Re: CephFS FAILED assert(dn->get_linkage()->is_null())

Sean Redmond <sean.redmond1@xxxxxxxxx> · Mon, 12 Dec 2016 12:48:02 +0000

Hey John,
Thanks for your response here.

We took the below action on the journal as a method to move past hitting the mds assert initially:

#cephfs-journal-tool journal export backup.bin (This commands failed We suspect due to corruption)

#cephfs-journal-tool event recover_dentries summary, this ran successfully (based on exit status and output)

#cephfs-journal-tool journal reset, this ran successfully (based on exit status and output)

#cephfs-table-tool all reset session , this ran successfully (based on exit status and output)

After the above we where able to get past the mds assert loop. and we asked the mds to scrub using the below, this caused two damage reports as shown below:

"ceph --admin-daemon /var/run/ceph/ceph-mds.ceph-mds2.asok scrub_path / recursive repair"

[
   {
       "damage_type": "dir_frag",
       "frag": "*",
       "id": 1060573330,
       "ino": 1099683935045
   },
   {
       "damage_type": "dir_frag",
       "frag": "*",
       "id": 1086075136,
       "ino": 1099683935044
   }
]

It is interesting that the "damage rm" doesn't fix anything, in our case after running this the mds was still reporting 'damaged metadata' even though 'damage ls' output did not list any damaged inodes. 

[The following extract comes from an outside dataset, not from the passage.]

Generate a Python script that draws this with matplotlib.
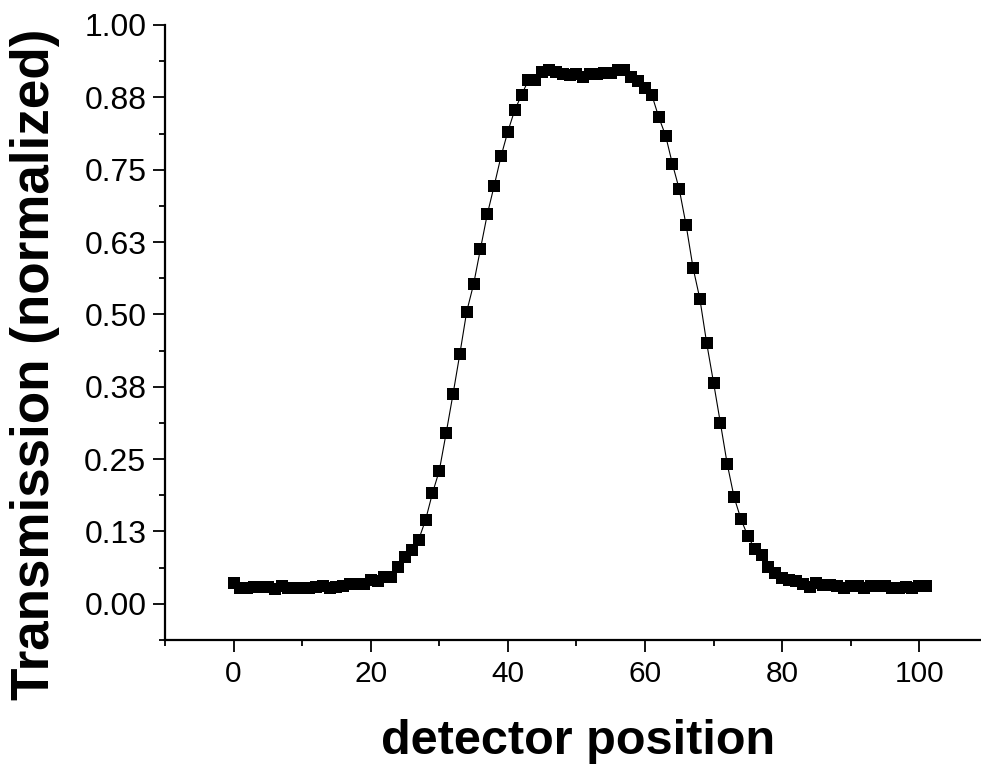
import matplotlib
matplotlib.use("Agg")
import matplotlib.pyplot as plt
from matplotlib.ticker import MultipleLocator, FixedLocator

plt.rcParams['font.family'] = ['Liberation Sans', 'DejaVu Sans']

positions = list(range(0, 102))
transmission = [
    0.036, 0.028, 0.028, 0.029, 0.029, 0.029, 0.026, 0.030, 0.028, 0.028,
    0.028, 0.028, 0.029, 0.030, 0.027, 0.029, 0.031, 0.034, 0.035, 0.034,
    0.041, 0.040, 0.047, 0.047, 0.063, 0.081, 0.093, 0.111, 0.145, 0.191,
    0.230, 0.295, 0.362, 0.432, 0.505, 0.552, 0.613, 0.673, 0.722, 0.773,
    0.816, 0.853, 0.879, 0.905, 0.905, 0.919, 0.923, 0.918, 0.916, 0.913,
    0.916, 0.911, 0.915, 0.915, 0.917, 0.917, 0.922, 0.922, 0.910, 0.903,
    0.891, 0.879, 0.841, 0.809, 0.760, 0.716, 0.654, 0.581, 0.527, 0.450,
    0.382, 0.312, 0.241, 0.184, 0.146, 0.117, 0.095, 0.084, 0.063, 0.054,
    0.044, 0.041, 0.040, 0.034, 0.029, 0.036, 0.033, 0.033, 0.030, 0.027,
    0.030, 0.030, 0.028, 0.030, 0.031, 0.030, 0.028, 0.027, 0.029, 0.028,
    0.031, 0.030,
]

x_ticks = [0, 20, 40, 60, 80, 100]
y_ticks = [0.0, 0.125, 0.25, 0.375, 0.5, 0.625, 0.75, 0.875, 1.0]
y_tick_labels = ['0.00', '0.13', '0.25', '0.38', '0.50', '0.63', '0.75', '0.88', '1.00']

fig = plt.figure(figsize=(9.81, 7.69), dpi=100)
W, H = 981, 769
ax = fig.add_axes([165 / W, (H - 640) / H, (981 - 165) / W, (640 - 25) / H])

ax.plot(positions, transmission, color='black', linewidth=0.8,
        marker='s', markersize=8.6, markerfacecolor='black',
        markeredgecolor='black', markeredgewidth=0)

ax.set_xlim(-10, 109)
ax.set_ylim(-0.0625, 1.0)

ax.xaxis.set_major_locator(FixedLocator(x_ticks))
ax.xaxis.set_minor_locator(MultipleLocator(10))
ax.yaxis.set_major_locator(FixedLocator(y_ticks))
ax.set_yticklabels(y_tick_labels)
ax.yaxis.set_minor_locator(MultipleLocator(0.0625))

for s in ['top', 'right']:
    ax.spines[s].set_visible(False)
for s in ['left', 'bottom']:
    ax.spines[s].set_linewidth(1.6)
    ax.spines[s].set_clip_on(False)

ax.tick_params(axis='both', which='major', direction='out', length=8.5,
               width=1.3, pad=5)
ax.tick_params(axis='x', which='major', labelsize=21.5, pad=6)
ax.tick_params(axis='y', which='major', labelsize=23, pad=5)
ax.tick_params(axis='both', which='minor', direction='out', length=4.5,
               width=1.3)
for t in ax.get_xticklines(minor=True) + ax.get_yticklines(minor=True):
    t.set_clip_on(False)

fig.text(578 / W, 1 - 742 / H, 'detector position', fontsize=35,
         fontweight='bold', ha='center', va='center')
fig.text(35 / W, 1 - 364 / H, 'Transmission (normalized)', fontsize=38.2,
         fontweight='bold', ha='center', va='center', rotation=90)

fig.savefig('out.png', dpi=100)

Only when running "mds repaired" did the "damaged metadata" warning go from the output of 'ceph -s'.

We then forced a deep scrub of all the PG's in the metadata pool and we found two PG's  in the metadata pool that had single object scrub errors reporting such as those in bug #17177, we took action to just repair these using pg repair. 

We have then also ran the below again that did not seem to return any damage in the ceph status or the mds log.

"ceph --admin-daemon /var/run/ceph/ceph-mds.ceph-mds2.asok scrub_path / recursive repair"

We also mounted the file system and ran a `ls -R` that also did not seem to return any damage reported in the ceph status or the mds logs.

One extra item to note is we run the mds cluster as (active,+standby-replay) and when the issue first presented we noticed flapping that seems to be related to hitting the error "beacon timeout" with very high CPU usage I am only just starting to investigate this further but though it was worth sharing. 

Hopefully the above is useful to you, If you need more information I will do my best to provide it, you can also find me in #ceph (s3an2) if it is helpful. 

Thanks

On Mon, Dec 12, 2016 at 12:17 PM, John Spray <jspray@xxxxxxxxxx> wrote:
On Sat, Dec 10, 2016 at 1:50 PM, Sean Redmond <sean.redmond1@xxxxxxxxx> wrote:

> Hi Goncarlo,

>

> With the output from "ceph tell mds.0 damage ls" we tracked the inodes of

> two damaged directories using 'find /mnt/ceph/ -inum $inode', after

> reviewing the paths involved we confirmed a backup was availble for this

> data so we ran "ceph tell mds.0 damage rm $inode" on the two inodes. We then

> marked the mds as repaired "ceph mds repaired 0".

You're going to see the damage pop back up again just as soon as you

touch the file in question.  "damage rm" doesn't fix anything, it just

removes the record of damage (i.e. it's how you tell the MDS "I fixed

this for you").

"mds repaired" is for when a rank is entirely offline due to

catastrophic damage (i.e. something too bad for the damage table to

report nicely from a live MDS) -- it will presumably have been a no-op

for you.

Can you say exactly what operations you have done and exactly what

damage is being reported?

How did you conclude that your journal was corrupt?

John

P.S. I went quiet at the end of last week because I was out of the

office, it's not that I don't care :-)

P.P.S. Any chance you guys could use your work mail addresses?  It's

not always obvious that a series of different people posting from

@gmail.com addresses are working on the same system.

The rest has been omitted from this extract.